Hati nurani bersifat personal, artinya selalu berkaitan dengan pribadi bersangkutan. Norma-norma dan cita-cita yang saya terima dalam hidup sehari-hari dan seolah-olah melekat pada pribadi saya, akan tampak juga dalam ucapan-ucapan hati nurani saya. Tidak ada dua manusia yang sama dan sekaligus memiliki hati nurani yang persis sama. Hati nurani diwarnai oleh kepribadian kita. Hati nurani berkembang bersama dengan perkembangan seluruh kepribadian kita. Di samping aspek personal hati nurani bersifa adipersonal. Hati nurani seolah-olah di atas pribadi kita, merupakan instansi di atas kita. Hal itu dimengerti dengan melihat kata hati nurani sendiri. “hati nurani” berarti hati yang diterangi (nur=cahaya). Aspek lain juga sering dipakai dalam bahasa Indonesia untuk menunjukkan hati nurani: suara hati, kata hati, suara batin. Terhadap hati nurani, kita seakan-akan membuka diri terhadap suara yang datang dari luar. Hati nurani mempunyai suatu aspek transenden, artinya melebihi pribadi kita. Karena aspek adipersonal itu orang beragama beranggapan bahwa hati nurani adalah suara Tuhan atau Tuhan berbicara melalui hati nurani.
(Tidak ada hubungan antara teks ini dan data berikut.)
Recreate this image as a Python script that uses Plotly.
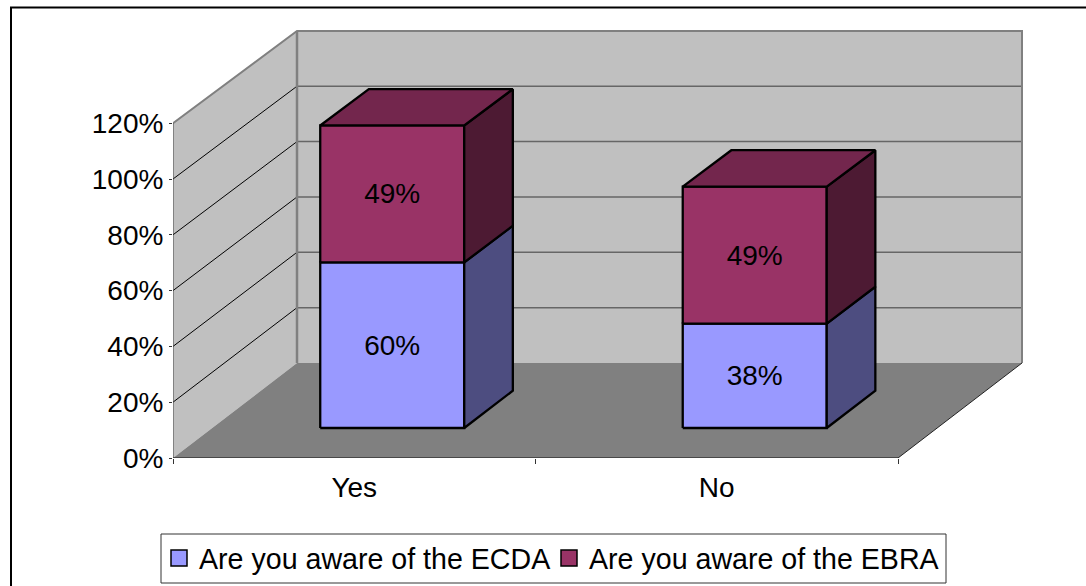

5. Hati nurani sebagai norma moral yang subyektif

Mengikuti hati nurani merupakan suatu hak dasar bagi setiap manusia. Tidak ada orang lain yang berwenang untuk campur tangan dalam putusan hati nurani seseorang. Tidak boleh terjadi bahwa seorang dipaksa untuk bertindak bertentangan dengan hati nuraninya. Maka ada deklarasi universal tentang Hak-hak Asasi Manusia (1948) disebut juga hak atas kebebasan hati nurani (pasal 18). Konsekuensinya bahwa negara harus menghormati putusan hati nurani para warganya. Dengan kata lain negara harus menghormati hak dari conscientious objector. Contoh negara yang mempratekkan wajib militer bagi orang muda. di Hati nurani mempunyai kedudukan yang kuat dalam hidup moral kita. Di pandang dari sudut subyek, hati nurani adalah norma terakhir untuk perbuatan-perbuatan kita. Atau putusan hati nurani adalah norma moral yang subyektif bagi tingkah laku kita.

6. Pembinaan hati nurani

Hati nurani harus dididik, seperti juga akal budi manusia membutuhkan pendidikan. Tapi pendidikan akal budi jauh lebih gampang untuk dijalankan. Metode-metode yang seharusnya digunakan untuk mencapai hasil optimal dalam mendidik akal budi jauh lebih jelas. Seperti misalnya pendidikan di sekolah bertujuan untuk mengembangkan dan mendidik akal budi anak-anak. Dalam diri anak akal budi terintegrasi engan seluruh kepribadiannya. Pendidikan hati nurani bersama dengan seluruh pendidikan moral jauh lebih kompleks sifatnya. Tempat yang baik untuk pendidikan hati nurani adalah di dalam keluarga. Sejak kecil anak dilatih untuk menyesuaikan diri secara lahiriah dengan kehendak pendidiknya (orang tua). Tujuan pendidikan adalah menanamkan kepekaan batin terhadap yang baik kepada anak didik. Iklim pebinaan hati nurani hendaknya diliputi dengan suasan moral yang menunjang dalam keluarga. Pembinaan hati nurani berlangsung dalam suasana informal dalam keluarga bukan dalam pendidikan sekolah.

7. Nilai dan Norma

Tidak mudah menjelaskan apa itu nilai? Setidak-tidaknya dapat dikatakan bahwa nilai itu sesuatu yang menarik bagi kita, sesuatu yang kita cari, sesuatu yang menyenangkan, sesuatu yang disukai dan diinginkan, singkatnya sesuatu yang baik. Nilai (value) selalu mempunyai konotasi positif. Menurut filsuf Jerman- Amerika, Hans Jonas, nilai adalah “the address of a yes”: sesuatu yang ditujukan dengan “ya” kita. Sebaliknya sesuatu yang kita jauhi, sesuatu yang negatif seperti penderitaan, penyakit atau kematian adalah lawan nilai= non nilai atau disvalue. Berdasarkan analisis sederhana dapat kita simpulkan bahwa nilai sekurang-kurangnya memiliki tiga ciri berikut ini: Nilai berkaitan dengan subyek. Nilai tampil dalam suatu konteks yang praktis. Nilai menyangkut sesuatu yang ditambah oleh subyek pada sifat-sifat yang dimiliki oleh obyek. Nilai tidak dimiliki oleh obyek pada dirinya sendiri. Sedangkan kata norma dari bahasa Latin arti kata pertama berarti carpenter’s square: siku-siku yang dipakai tukang kayu untuk mencek apakah benda yang dikerjakan (meja, bangku, kursi) sungguh-sungguh lurus? Maka dengan norma dimaksudkan aturan atau kaidah yang kita pakai sebagai tolok ukur untuk menilai sesuatu.